The building has gone, but a dusty plaque on the wall of a Brussels sandwich shop marks the site of the louche bar where the Dutch writer Multatuli wrote his classic novel Max Havelaar.
‘In September-October 1859,’ the bronze plaque reads (in Dutch and French), ‘Multatuli (Edward Douwes Dekker) wrote his masterpiece Max Havelaar in the bar Au Prince Belge that stood on this spot until 1876, at what was then Bergstraat 80.’
The book caused a scandal when it came out in 1860 because of its uncompromising criticism of Dutch colonial rule in Indonesia. Despite the long rather forbidding full title – Max Havelaar or, the Coffee Auctions of the Dutch Trading Company – it is still read today in Dutch and dozens of other languages.
A brand-new English translation by Ina Rilke and David McKay came out a couple of years ago. The New York Times called it ‘a brilliantly inventive fiction that is also a work of burning political outrage.’
But how many readers know that Multatuli wrote the book in an attic room above a rough Belgian bar where post office workers came to drink the local Faro beer? Everyone in the neighbourhood knew the strange Dutch writer who sometimes had to beg for coal to heat his garret room.
The writer had fled to Brussels in 1857 to escape his creditors. He initially moved into a hotel opposite the Cathedral and found a job at the newspaper L’Indépendance Belge. He began writing Max Havelaar in September 1859 and finished it less than a month later. He was so poor that he had to beg for money to buy ink.

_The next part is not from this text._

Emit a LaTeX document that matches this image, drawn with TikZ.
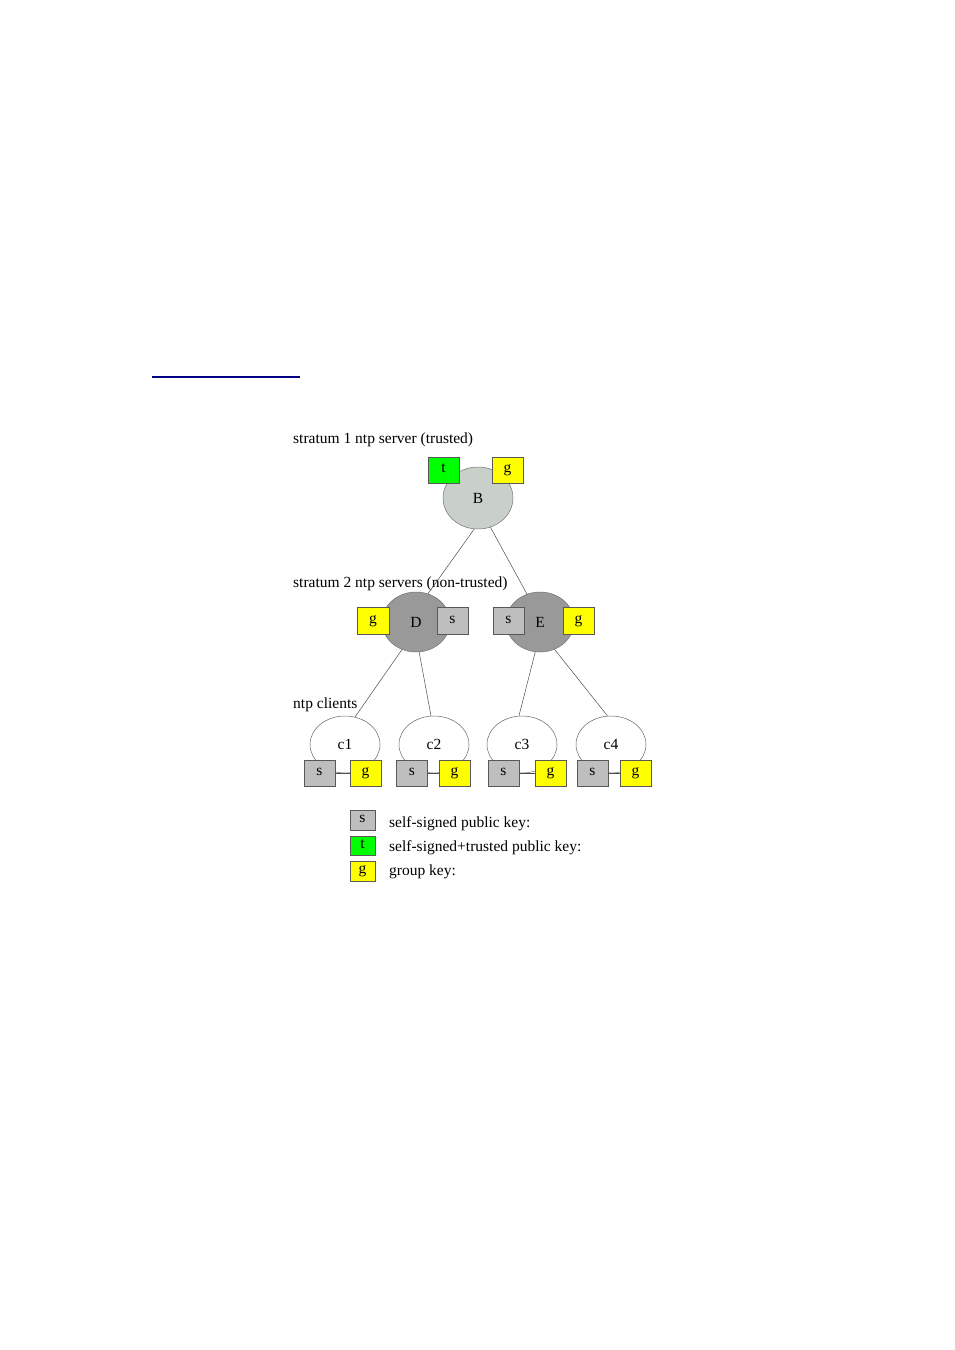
\documentclass[tikz,border=0pt]{standalone}
\usepackage{fontspec}
\setmainfont{Liberation Serif}
\usepackage{xcolor}
\usetikzlibrary{shapes.geometric}
\definecolor{trustgray}{RGB}{201,208,201}
\definecolor{srvgray}{RGB}{153,153,153}
\definecolor{keygray}{RGB}{190,190,190}
\definecolor{keyyellow}{RGB}{255,255,0}
\definecolor{keygreen}{RGB}{0,255,0}
\definecolor{rulenavy}{RGB}{0,0,128}
\begin{document}
\begin{tikzpicture}[x=1pt, y=-1pt, font=\fontsize{15.5}{18}\selectfont,
  srv/.style={ellipse, draw=black!55, line width=0.5pt, inner sep=0pt,
    minimum width=69pt, minimum height=61pt},
  cli/.style={ellipse, draw=black!60, fill=white, line width=0.5pt, inner sep=0pt,
    minimum width=70pt, minimum height=57pt},
  keybox/.style={draw=black!65, line width=0.5pt, inner sep=0pt,
    minimum width=31pt, minimum height=26pt, text height=7pt, text depth=2pt},
  legbox/.style={keybox, minimum width=25pt, minimum height=20pt},
  lnk/.style={black!70, line width=0.5pt},
  lvl/.style={anchor=base west, inner sep=0pt}]
\useasboundingbox (0,0) rectangle (954,1350);
\draw[rulenavy, line width=1.2pt] (152,377) -- (300,377);
% ---- level labels ----
\node[lvl] (lvl1) at (293,443) {stratum 1 ntp server (trusted)};
\node[lvl] (lvl2) at (293,587) {stratum 2 ntp servers (non-trusted)};
\node[lvl] (lvl3) at (293,708) {ntp clients};
% ---- servers ----
\node[srv, fill=trustgray, minimum width=70pt, minimum height=62pt] (B) at (478,498) {B};
\node[srv, fill=srvgray, minimum width=68pt, minimum height=60pt] (D) at (416,622) {D};
\node[srv, fill=srvgray, minimum width=68pt, minimum height=60pt] (E) at (540,622) {E};
% ---- clients ----
\node[cli] (c1) at (345,744.5) {c1};
\node[cli] (c2) at (434,744.5) {c2};
\node[cli] (c3) at (522,744.5) {c3};
\node[cli] (c4) at (611,744.5) {c4};
% ---- tree links ----
\draw[lnk] (B.-97) -- (D.67);
\draw[lnk] (B.-67) -- (E.115);
\draw[lnk] (D.243) -- (c1.70);
\draw[lnk] (D.276) -- (c2.96);
\draw[lnk] (E.261) -- (c3.96);
\draw[lnk] (E.298) -- (c4.97);
% ---- keys on servers ----
\node[keybox, fill=keygreen] (Bt) at (443.5,470) {t};
\node[keybox, fill=keyyellow] (Bg) at (507.5,470) {g};
\node[keybox, fill=keyyellow, minimum width=32pt, minimum height=27pt] (Dg) at (373,620.5) {g};
\node[keybox, fill=keygray, minimum height=27pt] (Ds) at (452.5,620.5) {s};
\node[keybox, fill=keygray, minimum height=27pt] (Es) at (508.5,620.5) {s};
\node[keybox, fill=keyyellow, minimum height=27pt] (Eg) at (578.5,620.5) {g};
% ---- keys on clients ----
\node[keybox, fill=keygray] (c1s) at (319.5,773) {s};
\node[keybox, fill=keyyellow] (c1g) at (365.5,773) {g};
\node[keybox, fill=keygray] (c2s) at (412,773) {s};
\node[keybox, fill=keyyellow] (c2g) at (454.5,773) {g};
\node[keybox, fill=keygray] (c3s) at (503.5,773) {s};
\node[keybox, fill=keyyellow] (c3g) at (550.5,773) {g};
\node[keybox, fill=keygray] (c4s) at (592.5,773) {s};
\node[keybox, fill=keyyellow] (c4g) at (635.5,773) {g};
\draw[lnk] (c1s) -- (c1g);
\draw[lnk] (c2s) -- (c2g);
\draw[lnk] (c3s) -- (c3g);
\draw[lnk] (c4s) -- (c4g);
% ---- legend ----
\node[legbox, fill=keygray] (legs) at (362.5,820) {s};
\node[legbox, fill=keygreen, minimum height=19pt] (legt) at (362.5,845.5) {t};
\node[legbox, fill=keyyellow] (legg) at (362.5,871) {g};
\node[lvl] (legstxt) at (389,827) {self-signed public key:};
\node[lvl] (legttxt) at (389,851) {self-signed+trusted public key:};
\node[lvl] (leggtxt) at (389,875) {group key:};
\end{tikzpicture}
\end{document}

The novel has become a classic of Dutch literature, possibly the greatest Dutch novel of all time. It inspired the Dutch fairtrade coffee brand Max Havelaar and the radical Indonesian journalism initiative Project Multatuli. But the book might never have been written if it had not been for the warmth and hospitality of the people of Brussels who gave the author money to buy coal and ink.